A Statistical Perspective on Algorithmic Leveraging
Proceedings of the 31st International Conference on Machine Learning, PMLR 32(1):91-99, 2014.
One popular method for dealing with large-scale data sets is sampling. Using the empirical statistical leverage scores as an importance sampling distribution, the method of algorithmic leveraging samples and rescales rows/columns of data matrices to reduce the data size before performing computations on the subproblem. Existing work has focused on algorithmic issues, but none of it addresses statistical aspects of this method. Here, we provide an effective framework to evaluate the statistical properties of algorithmic leveraging in the context of estimating parameters in a linear regression model. In particular, for several versions of leverage-based sampling, we derive results for the bias and variance, both conditional and unconditional on the observed data. We show that from the statistical perspective of bias and variance, neither leverage-based sampling nor uniform sampling dominates the other. This result is particularly striking, given the well-known result that, from the algorithmic perspective of worst-case analysis, leverage-based sampling provides uniformly superior worst-case algorithmic results, when compared with uniform sampling.
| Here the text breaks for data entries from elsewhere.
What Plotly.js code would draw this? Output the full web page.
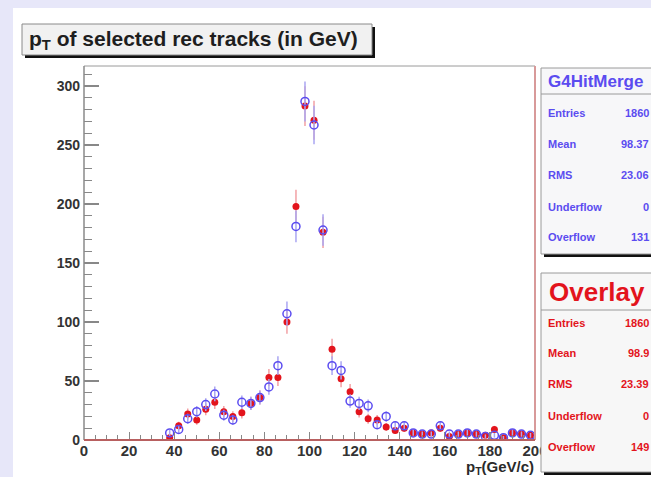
<!DOCTYPE html>
<html>
<head>
<meta charset="utf-8">
<script src="https://cdn.plot.ly/plotly-3.0.1.min.js"></script>
<style>
  html, body { margin: 0; padding: 0; background: #e7e7f9; width: 651px; height: 477px; overflow: hidden; }
  #chart { position: absolute; left: 13px; top: 8px; width: 638px; height: 469px; }
</style>
</head>
<body>
<div id="chart"></div>
<script>
// ---- data ----
const binCenters = [38,42,46,50,54,58,62,66,70,74,78,82,86,90,94,98,102,106,110,114,118,122,126,130,134,138,142,146,150,154,158,162,166,170,174,178,182,186,190,194,198];
const g4HitMerge = [6,9,18,24,30,39,21,17,32,31,36,45,63,107,181,287,267,178,63,59,33,31,29,13,20,12,12,6,5,5,12,5,5,6,5,3,4,2,6,5,4];
const overlay    = [2,12,22,17,26,32,24,20,23,31,36,53,53,100,198,283,271,176,77,52,41,24,18,17,11,8,10,6,5,6,10,3,5,6,5,4,9,2,6,5,4];
const xTickVals = [0,20,40,60,80,100,120,140,160,180,200];
const yTickVals = [0,50,100,150,200,250,300];
const statLabels = ["Entries","Mean","RMS","Underflow","Overflow"];
const statsG4 = ["1860","98.37","23.06","0","131"];
const statsOverlay = ["1860","98.9","23.39","0","149"];
const titleText = "p<sub>T</sub> of selected rec tracks (in GeV)";
const xTitleText = "p<sub>T</sub>(GeV/c)";

// ---- geometry helpers (full-image pixel -> paper coords) ----
const OX = 13, OY = 8, W = 638, H = 469;
const ML = 71, MR = 116, MT = 58, MB = 37;
const PW = W - ML - MR, PH = H - MT - MB;
const X = px => (px - OX - ML) / PW;
const Y = py => (H - MB - (py - OY)) / PH;

const RED = '#e3141c', BLUE = '#5b4cf0';
const font = 'Liberation Sans, Arial, Helvetica, sans-serif';

const traces = [
  { x: binCenters, y: overlay, type: 'scatter', mode: 'markers', name: 'Overlay',
    marker: { symbol: 'circle', size: 7, color: RED },
    error_y: { type: 'sqrt', visible: true, color: '#f2a0a4', thickness: 1.5, width: 0 } },
  { x: binCenters, y: g4HitMerge, type: 'scatter', mode: 'markers', name: 'G4HitMerge',
    marker: { symbol: 'circle-open', size: 8, color: BLUE, line: { width: 1.5, color: BLUE } },
    error_y: { type: 'sqrt', visible: true, color: '#aaa6f2', thickness: 1.5, width: 0 } }
];

const shapes = [];
const annotations = [];
function rect(x0, y0, x1, y1, fill, line, lw) {
  shapes.push({ type: 'rect', xref: 'paper', yref: 'paper', x0: X(x0), x1: X(x1), y0: Y(y1), y1: Y(y0),
    fillcolor: fill, line: { color: line || 'rgba(0,0,0,0)', width: lw || 0 }, layer: 'above' });
}
function hline(x0, x1, y, color, w) {
  shapes.push({ type: 'line', xref: 'paper', yref: 'paper', x0: X(x0), x1: X(x1), y0: Y(y), y1: Y(y),
    line: { color: color, width: w }, layer: 'above' });
}
function vline(x, y0, y1, color, w) {
  shapes.push({ type: 'line', xref: 'paper', yref: 'paper', x0: X(x), x1: X(x), y0: Y(y0), y1: Y(y1),
    line: { color: color, width: w }, layer: 'above' });
}
function text(t, px, py, size, color, anchor) {
  annotations.push({ text: t, xref: 'paper', yref: 'paper', x: X(px), y: Y(py), showarrow: false,
    xanchor: anchor || 'left', yanchor: 'middle', font: { family: font, size: size, color: color, weight: 'bold' } });
}

// frame
hline(84, 535, 66, '#9a9a9a', 1);
vline(84, 66, 440, '#8a8a8a', 1.5);
vline(535, 66, 440, '#d89a9a', 2);
hline(84, 535, 440, '#b86060', 2);

// title box
rect(25, 27, 375, 58, '#111111');
rect(22, 24, 372, 55, '#f1f1f1', '#8a8a8a', 1);
text(titleText, 27, 40, 21, '#1e1e1e');

// stats box 1
rect(544, 71, 660, 257, '#111111');
rect(541, 68, 660, 254, '#f7f7f9', '#9a9a9a', 1);
hline(541, 660, 94, '#9a9a9a', 1);
text('G4HitMerge', 546, 81, 17, BLUE);
const rows1 = [113, 144, 175, 207, 237];
statLabels.forEach((l, i) => { text(l, 546, rows1[i], 11, BLUE); text(statsG4[i], 651, rows1[i], 11, BLUE, 'right'); });

// stats box 2
rect(544, 276, 660, 475, '#111111');
rect(541, 273, 660, 472, '#f7f7f7', '#9a9a9a', 1);
hline(541, 660, 310, '#9a9a9a', 1);
text('Overlay', 547, 292, 26, RED);
const rows2 = [323, 353, 384, 416, 447];
statLabels.forEach((l, i) => { text(l, 546, rows2[i], 11, RED); text(statsOverlay[i], 651, rows2[i], 11, RED, 'right'); });

// x axis title
text(xTitleText, 536, 467, 15, '#2a2a2a', 'right');

const layout = {
  width: W, height: H,
  margin: { l: ML, r: MR, t: MT, b: MB, pad: 0 },
  paper_bgcolor: '#ffffff', plot_bgcolor: '#ffffff',
  showlegend: false,
  xaxis: {
    range: [0, 200], tickvals: xTickVals, ticktext: xTickVals.map(String),
    ticks: 'inside', ticklen: 8, tickwidth: 1.2, tickcolor: '#888888',
    minor: { ticks: 'inside', ticklen: 5, tickwidth: 1, tickcolor: '#888888', dtick: 5 },
    showgrid: false, zeroline: false, showline: false,
    tickfont: { family: font, size: 15, color: '#333333', weight: 'bold' }
  },
  yaxis: {
    range: [0, 317], tickvals: yTickVals, ticktext: yTickVals.map(String),
    ticks: 'inside', ticklen: 15, tickwidth: 1.2, tickcolor: '#888888',
    minor: { ticks: 'inside', ticklen: 8, tickwidth: 1, tickcolor: '#888888', dtick: 10 },
    showgrid: false, zeroline: false, showline: false, ticklabelstandoff: 3,
    tickfont: { family: font, size: 14, color: '#333333', weight: 'bold' }
  },
  shapes: shapes,
  annotations: annotations
};

Plotly.newPlot('chart', traces, layout, { displayModeBar: false, staticPlot: true });
</script>
</body>
</html>
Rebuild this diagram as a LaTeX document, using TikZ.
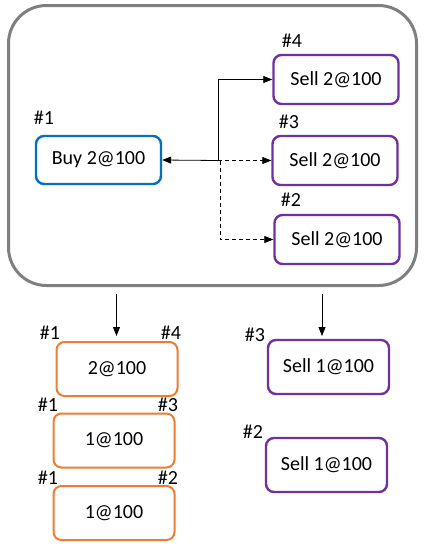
\documentclass[tikz,border=0pt]{standalone}
\usepackage{fontspec}
\setmainfont{Carlito}
\usetikzlibrary{arrows.meta}
\definecolor{cblue}{HTML}{0070C0}
\definecolor{cpurple}{HTML}{7030A0}
\definecolor{corange}{HTML}{ED7D31}
\definecolor{cgray}{HTML}{7F7F7F}
\tikzset{
  box/.style={draw, line width=2.4pt, rounded corners=8pt, fill=white, font=\fontsize{20}{22}\selectfont, inner sep=0pt},
  bluebox/.style={box, draw=cblue, minimum width=125pt, minimum height=48pt},
  purplebox/.style={box, draw=cpurple, minimum width=125pt, minimum height=49pt},
  orangebox/.style={box, draw=corange, line width=2pt, minimum width=121pt, minimum height=54pt},
  tag/.style={font=\fontsize{20}{22}\selectfont, inner sep=0pt},
  conn/.style={line width=0.8pt, -{Triangle[length=9pt,width=7pt]}},
  dconn/.style={conn, dash pattern=on 4pt off 3pt},
}
\begin{document}
\begin{tikzpicture}[x=1pt,y=-1pt]
\useasboundingbox (0,0) rectangle (430,552);
\node[draw=cgray, line width=3pt, rounded corners=38pt, minimum width=408pt, minimum height=280pt, inner sep=0pt] (frame) at (212.5,145.5) {};

\node[bluebox] (buy) at (98.5,160) {Buy 2@100\hspace{3pt}};
\node[purplebox] (s4) at (336,79.5) {Sell 2@100\hspace{8pt}};
\node[purplebox] (s3) at (335,160.5) {Sell 2@100\hspace{4pt}};
\node[purplebox] (s2) at (337,239.5) {Sell 2@100\hspace{4pt}};

\node[tag] (t1) at (44,118) {\#1};
\node[tag] (t4) at (292,41) {\#4};
\node[tag] (t3) at (289,122) {\#3};
\node[tag] (t2) at (291,200) {\#2};

\coordinate (j) at (218,160.5);
\coordinate (jd) at (220,160.5);
\draw[conn] (j) -- (buy.east);
\draw[conn] (j) |- (s4.west);
\draw[dconn] (j) -- (s3.west);
\draw[dconn] (jd) |- (s2.west);

\node[orangebox] (o1) at (117,369) {2@100};
\node[orangebox] (o2) at (114,440.5) {1@100};
\node[orangebox] (o3) at (114,513) {1@100};
\node[purplebox, minimum width=121pt, minimum height=54pt] (p1) at (328.5,367) {Sell 1@100\hspace{10pt}};
\node[purplebox, minimum width=121pt, minimum height=54pt] (p2) at (326.5,465) {Sell 1@100\hspace{10pt}};

\coordinate (a1) at (116.5,294);
\coordinate (a1e) at (116.5,336);
\coordinate (a2) at (322,294);
\coordinate (a2e) at (322,336);
\draw[conn] (a1) -- (a1e);
\draw[conn] (a2) -- (a2e);

\node[tag] (b1) at (50,333) {\#1};
\node[tag] (b4) at (171,333) {\#4};
\node[tag] (b1b) at (48,405) {\#1};
\node[tag] (b3) at (168,405) {\#3};
\node[tag] (b1c) at (48,478) {\#1};
\node[tag] (b2) at (168,478) {\#2};
\node[tag] (r3) at (255,335) {\#3};
\node[tag] (r2) at (253,432) {\#2};
\end{tikzpicture}
\end{document}
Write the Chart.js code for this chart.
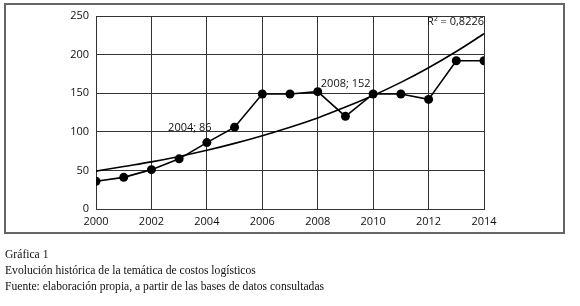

Based on these theoretical results, we propose and analyze two new leveraging algorithms: one constructs a smaller least-squares problem with “shrinked” leverage scores (SLEV), and the other solves a smaller and unweighted (or biased) least-squares problem (LEVUNW). The empirical results indicate that our theory is a good predictor of practical performance of existing and new leverage-based algorithms and that the new algorithms achieve improved performance.